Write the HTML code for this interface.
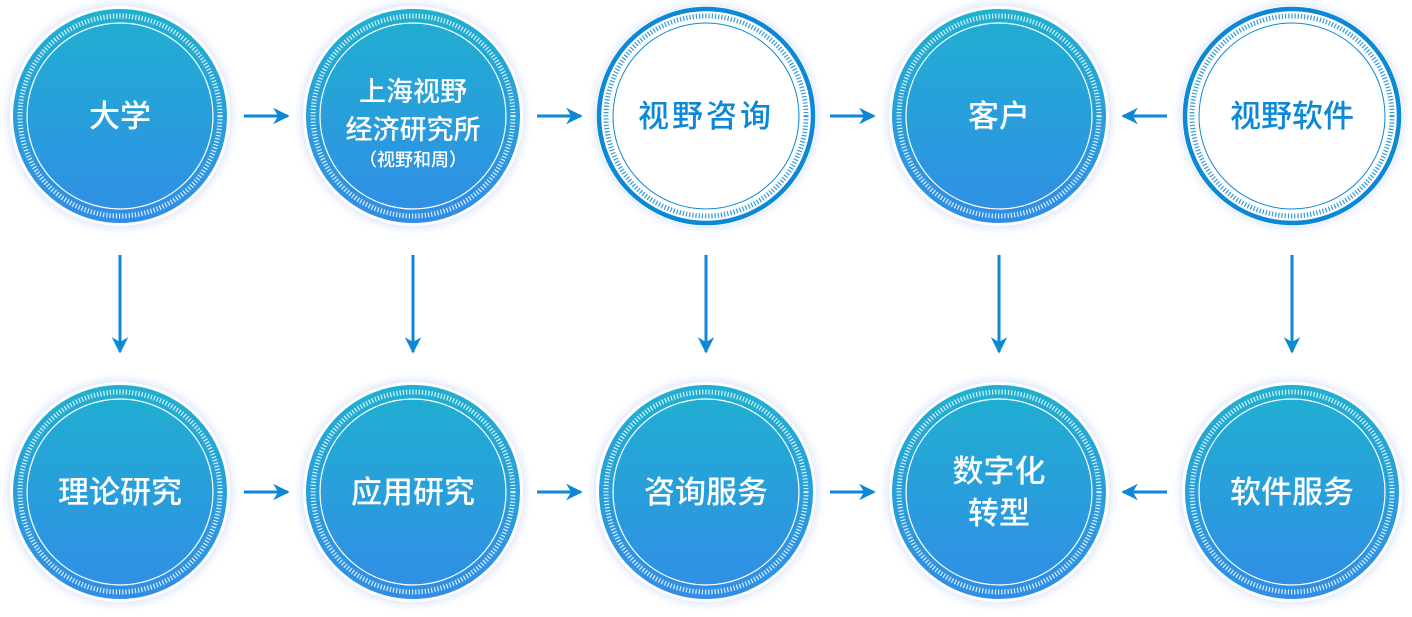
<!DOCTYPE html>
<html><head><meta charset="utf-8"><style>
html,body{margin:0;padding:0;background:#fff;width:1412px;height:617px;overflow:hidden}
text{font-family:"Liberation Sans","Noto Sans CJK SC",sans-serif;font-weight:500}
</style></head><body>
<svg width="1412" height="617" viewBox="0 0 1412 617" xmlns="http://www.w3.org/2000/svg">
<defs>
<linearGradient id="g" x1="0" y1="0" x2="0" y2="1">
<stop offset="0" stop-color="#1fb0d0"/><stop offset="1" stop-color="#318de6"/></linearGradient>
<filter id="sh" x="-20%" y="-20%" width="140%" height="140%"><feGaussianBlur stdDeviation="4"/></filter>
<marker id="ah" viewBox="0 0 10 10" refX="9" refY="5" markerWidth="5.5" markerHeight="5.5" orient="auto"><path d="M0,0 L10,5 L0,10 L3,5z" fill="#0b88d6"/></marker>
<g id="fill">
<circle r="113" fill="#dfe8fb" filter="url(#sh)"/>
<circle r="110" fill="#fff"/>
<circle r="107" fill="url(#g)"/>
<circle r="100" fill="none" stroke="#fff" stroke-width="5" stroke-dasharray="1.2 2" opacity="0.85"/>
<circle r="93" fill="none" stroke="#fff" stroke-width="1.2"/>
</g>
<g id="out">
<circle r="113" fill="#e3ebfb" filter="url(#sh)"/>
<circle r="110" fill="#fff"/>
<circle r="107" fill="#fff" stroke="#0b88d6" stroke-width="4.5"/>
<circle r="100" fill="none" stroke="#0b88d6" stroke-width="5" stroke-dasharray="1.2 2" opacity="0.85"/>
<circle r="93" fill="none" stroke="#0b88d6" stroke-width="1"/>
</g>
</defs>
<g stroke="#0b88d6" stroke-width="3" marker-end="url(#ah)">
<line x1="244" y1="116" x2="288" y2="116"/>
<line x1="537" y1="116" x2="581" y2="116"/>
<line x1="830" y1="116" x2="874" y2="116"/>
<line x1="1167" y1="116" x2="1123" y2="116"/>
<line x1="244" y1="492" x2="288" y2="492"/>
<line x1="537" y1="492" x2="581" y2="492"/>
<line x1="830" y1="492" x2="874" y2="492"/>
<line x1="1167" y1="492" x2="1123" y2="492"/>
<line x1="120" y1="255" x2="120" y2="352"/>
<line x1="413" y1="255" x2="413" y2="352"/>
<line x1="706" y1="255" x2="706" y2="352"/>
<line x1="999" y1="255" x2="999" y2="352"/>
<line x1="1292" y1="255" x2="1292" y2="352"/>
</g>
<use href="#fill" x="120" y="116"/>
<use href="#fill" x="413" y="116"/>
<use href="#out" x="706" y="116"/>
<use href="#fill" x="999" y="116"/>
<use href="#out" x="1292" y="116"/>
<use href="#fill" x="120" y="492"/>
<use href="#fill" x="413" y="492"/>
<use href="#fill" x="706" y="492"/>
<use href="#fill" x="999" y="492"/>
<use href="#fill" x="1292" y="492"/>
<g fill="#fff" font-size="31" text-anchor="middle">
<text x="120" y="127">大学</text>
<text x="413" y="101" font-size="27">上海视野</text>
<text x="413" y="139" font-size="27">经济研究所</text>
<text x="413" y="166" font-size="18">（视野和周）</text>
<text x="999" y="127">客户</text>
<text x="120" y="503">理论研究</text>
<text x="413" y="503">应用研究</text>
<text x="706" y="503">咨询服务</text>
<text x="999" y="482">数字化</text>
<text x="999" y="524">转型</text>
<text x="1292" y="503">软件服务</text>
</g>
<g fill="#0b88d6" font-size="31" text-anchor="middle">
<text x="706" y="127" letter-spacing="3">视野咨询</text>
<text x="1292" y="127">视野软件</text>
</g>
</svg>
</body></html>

++++

## Task description
All of the material above is to be copied exactly, except for its images.

## The answer
Write the HTML code for this interface.
<!DOCTYPE html>
<html><head><meta charset="utf-8"><style>
html,body{margin:0;padding:0;background:#fff;width:1412px;height:617px;overflow:hidden}
text{font-family:"Liberation Sans","Noto Sans CJK SC",sans-serif;font-weight:500}
</style></head><body>
<svg width="1412" height="617" viewBox="0 0 1412 617" xmlns="http://www.w3.org/2000/svg">
<defs>
<linearGradient id="g" x1="0" y1="0" x2="0" y2="1">
<stop offset="0" stop-color="#1fb0d0"/><stop offset="1" stop-color="#318de6"/></linearGradient>
<filter id="sh" x="-20%" y="-20%" width="140%" height="140%"><feGaussianBlur stdDeviation="4"/></filter>
<marker id="ah" viewBox="0 0 10 10" refX="9" refY="5" markerWidth="5.5" markerHeight="5.5" orient="auto"><path d="M0,0 L10,5 L0,10 L3,5z" fill="#0b88d6"/></marker>
<g id="fill">
<circle r="113" fill="#dfe8fb" filter="url(#sh)"/>
<circle r="110" fill="#fff"/>
<circle r="107" fill="url(#g)"/>
<circle r="100" fill="none" stroke="#fff" stroke-width="5" stroke-dasharray="1.2 2" opacity="0.85"/>
<circle r="93" fill="none" stroke="#fff" stroke-width="1.2"/>
</g>
<g id="out">
<circle r="113" fill="#e3ebfb" filter="url(#sh)"/>
<circle r="110" fill="#fff"/>
<circle r="107" fill="#fff" stroke="#0b88d6" stroke-width="4.5"/>
<circle r="100" fill="none" stroke="#0b88d6" stroke-width="5" stroke-dasharray="1.2 2" opacity="0.85"/>
<circle r="93" fill="none" stroke="#0b88d6" stroke-width="1"/>
</g>
</defs>
<g stroke="#0b88d6" stroke-width="3" marker-end="url(#ah)">
<line x1="244" y1="116" x2="288" y2="116"/>
<line x1="537" y1="116" x2="581" y2="116"/>
<line x1="830" y1="116" x2="874" y2="116"/>
<line x1="1167" y1="116" x2="1123" y2="116"/>
<line x1="244" y1="492" x2="288" y2="492"/>
<line x1="537" y1="492" x2="581" y2="492"/>
<line x1="830" y1="492" x2="874" y2="492"/>
<line x1="1167" y1="492" x2="1123" y2="492"/>
<line x1="120" y1="255" x2="120" y2="352"/>
<line x1="413" y1="255" x2="413" y2="352"/>
<line x1="706" y1="255" x2="706" y2="352"/>
<line x1="999" y1="255" x2="999" y2="352"/>
<line x1="1292" y1="255" x2="1292" y2="352"/>
</g>
<use href="#fill" x="120" y="116"/>
<use href="#fill" x="413" y="116"/>
<use href="#out" x="706" y="116"/>
<use href="#fill" x="999" y="116"/>
<use href="#out" x="1292" y="116"/>
<use href="#fill" x="120" y="492"/>
<use href="#fill" x="413" y="492"/>
<use href="#fill" x="706" y="492"/>
<use href="#fill" x="999" y="492"/>
<use href="#fill" x="1292" y="492"/>
<g fill="#fff" font-size="31" text-anchor="middle">
<text x="120" y="127">大学</text>
<text x="413" y="101" font-size="27">上海视野</text>
<text x="413" y="139" font-size="27">经济研究所</text>
<text x="413" y="166" font-size="18">（视野和周）</text>
<text x="999" y="127">客户</text>
<text x="120" y="503">理论研究</text>
<text x="413" y="503">应用研究</text>
<text x="706" y="503">咨询服务</text>
<text x="999" y="482">数字化</text>
<text x="999" y="524">转型</text>
<text x="1292" y="503">软件服务</text>
</g>
<g fill="#0b88d6" font-size="31" text-anchor="middle">
<text x="706" y="127" letter-spacing="3">视野咨询</text>
<text x="1292" y="127">视野软件</text>
</g>
</svg>
</body></html>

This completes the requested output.